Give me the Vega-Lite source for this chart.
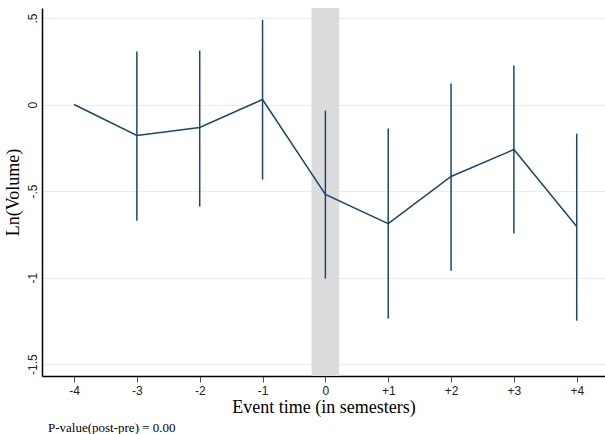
{
  "$schema": "https://vega.github.io/schema/vega-lite/v6.json",
  "width": 563,
  "height": 368,
  "autosize": {"type": "none"},
  "padding": {"left": 42, "top": 8, "right": 0, "bottom": 58},
  "background": "white",
  "config": {
    "view": {"stroke": null},
    "axis": {"domainColor": "#000000", "domainWidth": 1.5}
  },
  "title": {
    "text": "P-value(post-pre) = 0.00",
    "orient": "bottom",
    "anchor": "start",
    "frame": "group",
    "offset": 6,
    "dx": 6,
    "font": "Liberation Serif",
    "fontSize": 13,
    "fontWeight": "normal",
    "color": "#000000"
  },
  "datasets": {
    "pts": [
      {"t": -4, "b": 0, "lo": null, "hi": null},
      {"t": -3, "b": -0.179, "lo": -0.671, "hi": 0.306},
      {"t": -2, "b": -0.133, "lo": -0.59, "hi": 0.312},
      {"t": -1, "b": 0.029, "lo": -0.434, "hi": 0.49},
      {"t": 0, "b": -0.52, "lo": -1.006, "hi": -0.035},
      {"t": 1, "b": -0.688, "lo": -1.237, "hi": -0.139},
      {"t": 2, "b": -0.416, "lo": -0.96, "hi": 0.121},
      {"t": 3, "b": -0.26, "lo": -0.746, "hi": 0.225},
      {"t": 4, "b": -0.705, "lo": -1.249, "hi": -0.168}
    ],
    "band": [{"x1": -0.22, "x2": 0.22}]
  },
  "layer": [
    {
      "data": {"name": "band"},
      "mark": {"type": "rect", "color": "#dcdcdc"},
      "encoding": {
        "x": {"field": "x1", "type": "quantitative", "scale": {"domain": [-4.51, 4.45], "nice": false, "zero": false},
          "axis": {
            "values": [-4, -3, -2, -1, 0, 1, 2, 3, 4],
            "labelExpr": "datum.value > 0 ? '+' + datum.value : (datum.value < 0 ? '-' + abs(datum.value) : '0')",
            "grid": false,
            "tickColor": "#555555",
            "tickSize": 6,
            "labelFont": "Liberation Sans",
            "labelFontSize": 12,
            "labelColor": "#222222",
            "labelPadding": 3,
            "title": "Event time (in semesters)",
            "titleFont": "Liberation Serif",
            "titleFontSize": 18,
            "titleFontWeight": "normal",
            "titleColor": "#000000",
            "titlePadding": 2
          }
        },
        "x2": {"field": "x2"}
      }
    },
    {
      "data": {"name": "pts"},
      "transform": [{"filter": "datum.lo != null"}],
      "mark": {"type": "rule", "color": "#1a476f", "strokeWidth": 1.5},
      "encoding": {
        "x": {"field": "t", "type": "quantitative"},
        "y": {"field": "lo", "type": "quantitative"},
        "y2": {"field": "hi"}
      }
    },
    {
      "data": {"name": "pts"},
      "mark": {"type": "line", "color": "#1a476f", "strokeWidth": 1.5},
      "encoding": {
        "x": {"field": "t", "type": "quantitative"},
        "y": {"field": "b", "type": "quantitative",
          "scale": {"domain": [-1.569, 0.558], "nice": false, "zero": false},
          "axis": {
            "values": [0.5, 0, -0.5, -1, -1.5],
            "labelExpr": "datum.value == 0.5 ? '.5' : (datum.value == 0 ? '0' : (datum.value == -0.5 ? '-.5' : (datum.value == -1 ? '-1' : '-1.5')))",
            "grid": true,
            "gridColor": "#e6eef0",
            "gridWidth": 1.2,
            "ticks": false,
            "labelAngle": -90,
            "labelAlign": "center",
            "labelBaseline": "bottom",
            "labelFont": "Liberation Sans",
            "labelFontSize": 12,
            "labelColor": "#222222",
            "labelPadding": 3,
            "title": "Ln(Volume)",
            "titleFont": "Liberation Serif",
            "titleFontSize": 18,
            "titleFontWeight": "normal",
            "titleColor": "#000000",
            "titlePadding": 4
          }
        }
      }
    }
  ]
}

**Work to do**: Reproduce the material above in full, exactly, with no images.

**Task solution**:
Give me the Vega-Lite source for this chart.
{
  "$schema": "https://vega.github.io/schema/vega-lite/v6.json",
  "width": 563,
  "height": 368,
  "autosize": {"type": "none"},
  "padding": {"left": 42, "top": 8, "right": 0, "bottom": 58},
  "background": "white",
  "config": {
    "view": {"stroke": null},
    "axis": {"domainColor": "#000000", "domainWidth": 1.5}
  },
  "title": {
    "text": "P-value(post-pre) = 0.00",
    "orient": "bottom",
    "anchor": "start",
    "frame": "group",
    "offset": 6,
    "dx": 6,
    "font": "Liberation Serif",
    "fontSize": 13,
    "fontWeight": "normal",
    "color": "#000000"
  },
  "datasets": {
    "pts": [
      {"t": -4, "b": 0, "lo": null, "hi": null},
      {"t": -3, "b": -0.179, "lo": -0.671, "hi": 0.306},
      {"t": -2, "b": -0.133, "lo": -0.59, "hi": 0.312},
      {"t": -1, "b": 0.029, "lo": -0.434, "hi": 0.49},
      {"t": 0, "b": -0.52, "lo": -1.006, "hi": -0.035},
      {"t": 1, "b": -0.688, "lo": -1.237, "hi": -0.139},
      {"t": 2, "b": -0.416, "lo": -0.96, "hi": 0.121},
      {"t": 3, "b": -0.26, "lo": -0.746, "hi": 0.225},
      {"t": 4, "b": -0.705, "lo": -1.249, "hi": -0.168}
    ],
    "band": [{"x1": -0.22, "x2": 0.22}]
  },
  "layer": [
    {
      "data": {"name": "band"},
      "mark": {"type": "rect", "color": "#dcdcdc"},
      "encoding": {
        "x": {"field": "x1", "type": "quantitative", "scale": {"domain": [-4.51, 4.45], "nice": false, "zero": false},
          "axis": {
            "values": [-4, -3, -2, -1, 0, 1, 2, 3, 4],
            "labelExpr": "datum.value > 0 ? '+' + datum.value : (datum.value < 0 ? '-' + abs(datum.value) : '0')",
            "grid": false,
            "tickColor": "#555555",
            "tickSize": 6,
            "labelFont": "Liberation Sans",
            "labelFontSize": 12,
            "labelColor": "#222222",
            "labelPadding": 3,
            "title": "Event time (in semesters)",
            "titleFont": "Liberation Serif",
            "titleFontSize": 18,
            "titleFontWeight": "normal",
            "titleColor": "#000000",
            "titlePadding": 2
          }
        },
        "x2": {"field": "x2"}
      }
    },
    {
      "data": {"name": "pts"},
      "transform": [{"filter": "datum.lo != null"}],
      "mark": {"type": "rule", "color": "#1a476f", "strokeWidth": 1.5},
      "encoding": {
        "x": {"field": "t", "type": "quantitative"},
        "y": {"field": "lo", "type": "quantitative"},
        "y2": {"field": "hi"}
      }
    },
    {
      "data": {"name": "pts"},
      "mark": {"type": "line", "color": "#1a476f", "strokeWidth": 1.5},
      "encoding": {
        "x": {"field": "t", "type": "quantitative"},
        "y": {"field": "b", "type": "quantitative",
          "scale": {"domain": [-1.569, 0.558], "nice": false, "zero": false},
          "axis": {
            "values": [0.5, 0, -0.5, -1, -1.5],
            "labelExpr": "datum.value == 0.5 ? '.5' : (datum.value == 0 ? '0' : (datum.value == -0.5 ? '-.5' : (datum.value == -1 ? '-1' : '-1.5')))",
            "grid": true,
            "gridColor": "#e6eef0",
            "gridWidth": 1.2,
            "ticks": false,
            "labelAngle": -90,
            "labelAlign": "center",
            "labelBaseline": "bottom",
            "labelFont": "Liberation Sans",
            "labelFontSize": 12,
            "labelColor": "#222222",
            "labelPadding": 3,
            "title": "Ln(Volume)",
            "titleFont": "Liberation Serif",
            "titleFontSize": 18,
            "titleFontWeight": "normal",
            "titleColor": "#000000",
            "titlePadding": 4
          }
        }
      }
    }
  ]
}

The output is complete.